This is the sixth post and last post on how success and productivity can be stymied by emotional reactiveness.
It is said that emotions are the body’s reaction to a thought. Fair enough.
It follows then to say that if there was no bodily reaction to an event or thought then there would not be an emotion.
In a sense, all you would be left with is an opinion, a viewpoint.
In her book Molecules of Emotion, Candace Pert puts forward a strong argument that not only do thoughts trigger feelings by the release of chemicals in the brain, but the opposite is also true. Feelings affect thoughts. Just think of a time you were sick. The chemicals communicate in both directions, from brain to body and body to brain.
Who is Driving The Bus?
She has the view (which I share) that the subconscious mind IS the body because that is where the emotional memories are stored.

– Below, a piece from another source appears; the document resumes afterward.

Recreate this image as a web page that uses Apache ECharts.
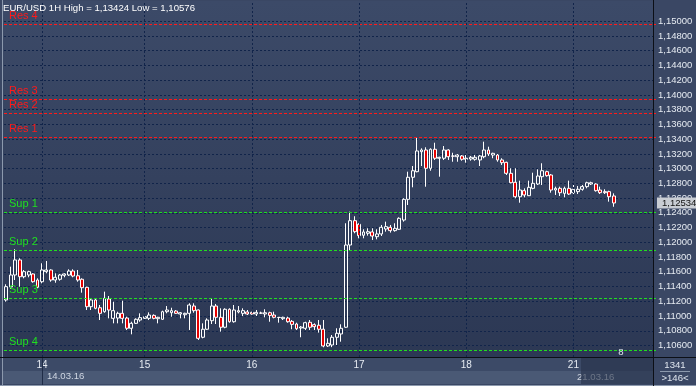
<!DOCTYPE html>
<html><head><meta charset="utf-8">
<script src="https://cdn.jsdelivr.net/npm/echarts@6/dist/echarts.min.js"></script>
<style>html,body{margin:0;padding:0;background:#33405c;}#c{width:696px;height:386px;}</style>
</head><body><div id="c"></div>
<script>
// ---- data ----
const opens = [
1.11218,1.11395,1.11557,1.11761,1.11534,1.11557,1.11571,1.11489,1.11466,1.11602,
1.11625,1.11489,1.11499,1.11553,1.11557,1.11611,1.11547,1.11499,1.11390,1.11127,
1.11218,1.11113,1.11059,1.11232,1.10969,1.10973,1.11037,1.10973,1.10834,1.10901,
1.10946,1.10969,1.10969,1.11009,1.10964,1.10956,1.11059,1.11045,1.11068,1.11028,
1.11018,1.11037,1.11136,1.11082,1.10712,1.10821,1.10937,1.11136,1.10983,1.10848,
1.11092,1.10923,1.11055,1.11037,1.11055,1.11050,1.11028,1.11041,1.11028,1.11045,
1.11014,1.10983,1.10964,1.10973,1.10928,1.10892,1.10838,1.10834,1.10915,1.10883,
1.10875,1.10821,1.10594,1.10607,1.10712,1.10757,1.10848,1.11964,1.12294,1.12245,
1.12096,1.12123,1.12141,1.12077,1.12114,1.12181,1.12204,1.12159,1.12177,1.12303,
1.12584,1.12883,1.12959,1.13230,1.13253,1.13005,1.13263,1.13141,1.13141,1.13253,
1.13172,1.13162,1.13172,1.13127,1.13131,1.13127,1.13118,1.13162,1.13253,1.13185,
1.13185,1.13118,1.13086,1.12937,1.12815,1.12619,1.12701,1.12633,1.12733,1.12792,
1.12891,1.12959,1.12914,1.12710,1.12733,1.12665,1.12733,1.12674,1.12688,1.12720,
1.12756,1.12792,1.12792,1.12710,1.12688,1.12688,1.12629];
const closes = [
1.11399,1.11557,1.11761,1.11534,1.11602,1.11602,1.11466,1.11390,1.11625,1.11625,
1.11489,1.11526,1.11557,1.11571,1.11611,1.11543,1.11489,1.11385,1.11127,1.11218,
1.11105,1.11037,1.11241,1.11082,1.11073,1.11037,1.10969,1.10834,1.10901,1.10956,
1.10978,1.10991,1.11014,1.10969,1.10983,1.11059,1.11082,1.11073,1.11037,1.11045,
1.11037,1.11150,1.11073,1.10698,1.10821,1.10946,1.11136,1.10983,1.10848,1.11092,
1.10923,1.11082,1.11073,1.11073,1.11028,1.11028,1.11050,1.11039,1.11045,1.11009,
1.10983,1.10980,1.10983,1.10923,1.10887,1.10828,1.10851,1.10910,1.10848,1.10856,
1.10821,1.10594,1.10630,1.10712,1.10766,1.10834,1.11964,1.12294,1.12145,1.12091,
1.12141,1.12145,1.12086,1.12114,1.12204,1.12213,1.12159,1.12191,1.12326,1.12584,
1.12883,1.12972,1.13240,1.13253,1.13005,1.13263,1.13141,1.13154,1.13253,1.13162,
1.13169,1.13185,1.13127,1.13141,1.13154,1.13154,1.13172,1.13253,1.13199,1.13208,
1.13118,1.13081,1.12937,1.12809,1.12619,1.12710,1.12643,1.12747,1.12801,1.12900,
1.12972,1.12905,1.12710,1.12733,1.12674,1.12733,1.12656,1.12720,1.12720,1.12756,
1.12809,1.12809,1.12701,1.12674,1.12674,1.12619,1.12534];
const lows = [
1.11195,1.11367,1.11489,1.11398,1.11512,1.11526,1.11452,1.11377,1.11444,1.11580,
1.11466,1.11452,1.11480,1.11526,1.11543,1.11526,1.11466,1.11317,1.11082,1.11082,
1.11092,1.10946,1.11045,1.10969,1.10901,1.10901,1.10901,1.10811,1.10752,1.10892,
1.10923,1.10956,1.10946,1.10956,1.10901,1.10946,1.11037,1.10991,1.11028,1.10969,
1.10969,1.10811,1.11045,1.10675,1.10698,1.10811,1.10892,1.10892,1.10788,1.10834,
1.10910,1.10910,1.11037,1.11000,1.11014,1.11018,1.11000,1.11028,1.10983,1.10923,
1.10969,1.10910,1.10946,1.10910,1.10821,1.10811,1.10712,1.10811,1.10811,1.10811,
1.10775,1.10576,1.10580,1.10578,1.10607,1.10652,1.10838,1.11896,1.12123,1.12055,
1.12055,1.12091,1.12032,1.12041,1.12086,1.12145,1.12132,1.12145,1.12168,1.12281,
1.12507,1.12747,1.12950,1.13036,1.12755,1.12972,1.13118,1.12891,1.13118,1.13118,
1.13094,1.13094,1.13108,1.13081,1.13108,1.13108,1.13036,1.13141,1.13172,1.13141,
1.13094,1.13050,1.12914,1.12801,1.12598,1.12538,1.12611,1.12629,1.12720,1.12778,
1.12778,1.12891,1.12674,1.12643,1.12629,1.12611,1.12643,1.12656,1.12656,1.12701,
1.12733,1.12778,1.12688,1.12656,1.12656,1.12552,1.12483];
const highs = [
1.11431,1.11670,1.11906,1.11784,1.11625,1.11615,1.11580,1.11512,1.11716,1.11747,
1.11634,1.11580,1.11571,1.11580,1.11634,1.11634,1.11625,1.11512,1.11398,1.11241,
1.11236,1.11150,1.11331,1.11272,1.11195,1.11059,1.11208,1.10991,1.10923,1.10969,
1.11037,1.11009,1.11050,1.11023,1.10991,1.11073,1.11136,1.11113,1.11082,1.11055,
1.11045,1.11173,1.11173,1.11089,1.10901,1.10969,1.11232,1.11164,1.11105,1.11105,
1.11105,1.11150,1.11136,1.11105,1.11082,1.11059,1.11082,1.11059,1.11092,1.11059,
1.11059,1.10987,1.10991,1.10991,1.10946,1.10910,1.10865,1.10923,1.10946,1.10901,
1.10946,1.10946,1.10698,1.10743,1.10834,1.10888,1.12259,1.12416,1.12354,1.12259,
1.12177,1.12191,1.12191,1.12177,1.12236,1.12281,1.12236,1.12259,1.12340,1.12598,
1.12959,1.13036,1.13424,1.13276,1.13290,1.13276,1.13352,1.13162,1.13307,1.13263,
1.13216,1.13199,1.13185,1.13185,1.13172,1.13185,1.13185,1.13366,1.13298,1.13216,
1.13199,1.13141,1.13094,1.13005,1.13005,1.12837,1.12733,1.12837,1.12945,1.12991,
1.13073,1.12972,1.12927,1.12756,1.12756,1.12756,1.12837,1.12801,1.12765,1.12778,
1.12823,1.12823,1.12801,1.12756,1.12720,1.12701,1.12665];
const slotCount = 146;                       // visible bars on the axis
const dayLabels = ['14','15','16','17','18','21'];
const dayIndex  = [8, 31, 55, 79, 103, 127];
const yTicks = [1.106,1.108,1.110,1.112,1.114,1.116,1.118,1.120,1.122,1.124,1.126,1.128,
                1.130,1.132,1.134,1.136,1.138,1.140,1.142,1.144,1.146,1.148,1.150];
const levelNames  = ['Res 4','Res 3','Res 2','Res 1','Sup 1','Sup 2','Sup 3','Sup 4'];
const levelValues = [1.14960,1.13941,1.13751,1.13424,1.12408,1.11892,1.11241,1.10530];
const lastPrice = 1.12534;
const yMin = 1.104443, yMax = 1.152614;

// ---- build ----
const FONT = 'Liberation Sans';
const cats = [];
for (let i = 0; i < slotCount; i++) cats.push('');
dayIndex.forEach((idx, k) => { cats[idx] = dayLabels[k]; });
const candles = opens.map((o, i) => [o, closes[i], lows[i], highs[i]]);
const fmt = v => v.toFixed(5).replace('.', ',');

const levelLines = levelNames.map((n, i) => {
  const c = n.startsWith('Res') ? '#ff1a1a' : '#1fe01f';
  return {
    yAxis: levelValues[i], name: n,
    lineStyle: {color: c, type: [3, 2], width: 1},
    label: {show: true, formatter: n, position: 'insideStartTop', color: c,
            fontFamily: FONT, fontSize: 11, distance: [5, 3]}
  };
});

const chart = echarts.init(document.getElementById('c'), null, {renderer: 'canvas'});
chart.setOption({
  animation: false,
  backgroundColor: '#33405c',
  title: {text: 'EUR/USD 1H High = 1,13424 Low = 1,10576', left: 3, top: 3, padding: 0,
          textStyle: {color: '#ffffff', fontSize: 9.6, fontWeight: 'normal', fontFamily: FONT}},
  grid: {left: 4, right: 40, top: 2, bottom: 29},
  xAxis: {type: 'category', data: cats, boundaryGap: true,
    axisLine: {show: false}, axisTick: {show: false},
    axisLabel: {interval: 0, color: '#e6ebf2', fontSize: 10, fontFamily: FONT, margin: 3},
    splitLine: {show: false}},
  yAxis: {type: 'value', position: 'right', min: yMin, max: yMax, scale: true,
    axisLine: {show: false},
    axisTick: {show: false, customValues: yTicks},
    axisLabel: {customValues: yTicks, formatter: fmt, color: '#e6ebf2', fontSize: 9.5,
                fontFamily: FONT, margin: 2, align: 'left'},
    splitLine: {show: true, lineStyle: {color: '#11244a', type: [2, 2], width: 1}}},
  graphic: [
    {type: 'rect', z: -20, shape: {x: 0, y: 0, width: 696, height: 386}, style: {fill: '#3a4764'}},
    {type: 'rect', z: -19, shape: {x: 3, y: 1, width: 650, height: 356},
     style: {fill: new echarts.graphic.LinearGradient(0, 0, 0, 1,
       [{offset: 0, color: '#3c4a68'}, {offset: 1, color: '#2c3854'}])}},
    {type: 'rect', z: -19, shape: {x: 3, y: 358, width: 650, height: 13}, style: {fill: '#3c4a67'}},
    {type: 'rect', z: -19, shape: {x: 3, y: 371, width: 650, height: 13}, style: {fill: '#4a5975'}},
    {type: 'line', z: -18, shape: {x1: 2.5, y1: 0, x2: 2.5, y2: 386}, style: {stroke: '#8c99ad', lineWidth: 1}},
    {type: 'line', z: -18, shape: {x1: 0, y1: 385.5, x2: 696, y2: 385.5}, style: {stroke: '#8c99ad', lineWidth: 1}},
    {type: 'line', z: 5, shape: {x1: 653.5, y1: 0, x2: 653.5, y2: 386}, style: {stroke: '#0c0f16', lineWidth: 1}},
    {type: 'line', z: 5, shape: {x1: 0, y1: 357.5, x2: 696, y2: 357.5}, style: {stroke: '#0c0f16', lineWidth: 1}},
    {type: 'line', z: 5, shape: {x1: 42.5, y1: 358, x2: 42.5, y2: 385}, style: {stroke: '#1f2c47', lineWidth: 1}},
    {type: 'text', z: 6, style: {text: '14.03.16', x: 47, y: 376.5, verticalAlign: 'middle',
       fill: '#cfd6e2', font: '9.6px "Liberation Sans"'}},
    {type: 'text', z: 6, style: {text: '21.03.16', x: 577, y: 377, verticalAlign: 'middle',
       fill: '#d0d6e0', font: '9.6px "Liberation Sans"'}},
    {type: 'rect', z: 7, shape: {x: 581, y: 358, width: 72, height: 26}, style: {fill: 'rgba(38,50,74,0.6)'}},
    {type: 'text', z: 6, style: {text: '1341', x: 675, y: 365, align: 'center', verticalAlign: 'middle',
       fill: '#dfe5ee', font: '9.6px "Liberation Sans"'}},
    {type: 'line', z: 6, shape: {x1: 660, y1: 371.5, x2: 690, y2: 371.5}, style: {stroke: '#8c99ad', lineWidth: 1}},
    {type: 'text', z: 6, style: {text: '>146<', x: 675, y: 378, align: 'center', verticalAlign: 'middle',
       fill: '#dfe5ee', font: '9.6px "Liberation Sans"'}},
    {type: 'text', z: 6, style: {text: '8', x: 621, y: 352, align: 'center', verticalAlign: 'middle',
       fill: '#dfe5ee', font: '9.6px "Liberation Sans"'}}
  ],
  series: [
    {type: 'candlestick', name: 'EURUSD', data: candles, barWidth: 3.4, z: 3,
     itemStyle: {color: 'rgba(0,0,0,0)', color0: '#e60000', borderColor: '#ffffff',
                 borderColor0: '#ffffff', borderColorDoji: '#ffffff', borderWidth: 1},
     markLine: {silent: true, symbol: 'none', animation: false, precision: 5, data: levelLines}},
    {type: 'line', name: 'days', data: [], z: 1,
     markLine: {silent: true, symbol: 'none', animation: false, label: {show: false},
       lineStyle: {color: '#11244a', type: [2, 2], width: 1},
       data: dayIndex.map(i => ({xAxis: i}))}},
    {type: 'line', name: 'last', data: [], z: 6,
     markLine: {silent: true, symbol: 'none', animation: false, precision: 5,
       lineStyle: {color: 'rgba(0,0,0,0)', width: 0.01},
       data: [{yAxis: lastPrice, label: {show: true, position: 'end', formatter: fmt(lastPrice),
          distance: 1, color: '#111', backgroundColor: '#c9cdd3', padding: [1, 2, 0, 5],
          fontFamily: FONT, fontSize: 9.5}}]}}
  ]
});
</script></body></html>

Whether we like to admit it or not, our subconscious minds run the show.
If we consciously aim for a goal that subconsciously we believe we do not deserve or are not worthy of, then the subconscious will win. It wins because it uses feelings to get its own way.
You are not aware of the real reasons, all you know is you don’t feel good and that is enough to stop you. Of course, gut feelings can be and often are beneficial as well.
All I am suggesting is that you take a look. It may well change your life.
Get Congruent
People who learn to steer their subconscious mind so it is pointing in the same direction as their conscious mind are far more likely to achieve their goals than those who do not.
We call this congruence.
My job as a performance coach is to enable my clients to be as congruent as possible so that self sabotage and other self limiting behaviours are minimised.
Simple isn’t it?
It is okay to write or say this, but it is not so easy to stop the feelings coming up when things aren’t going so well.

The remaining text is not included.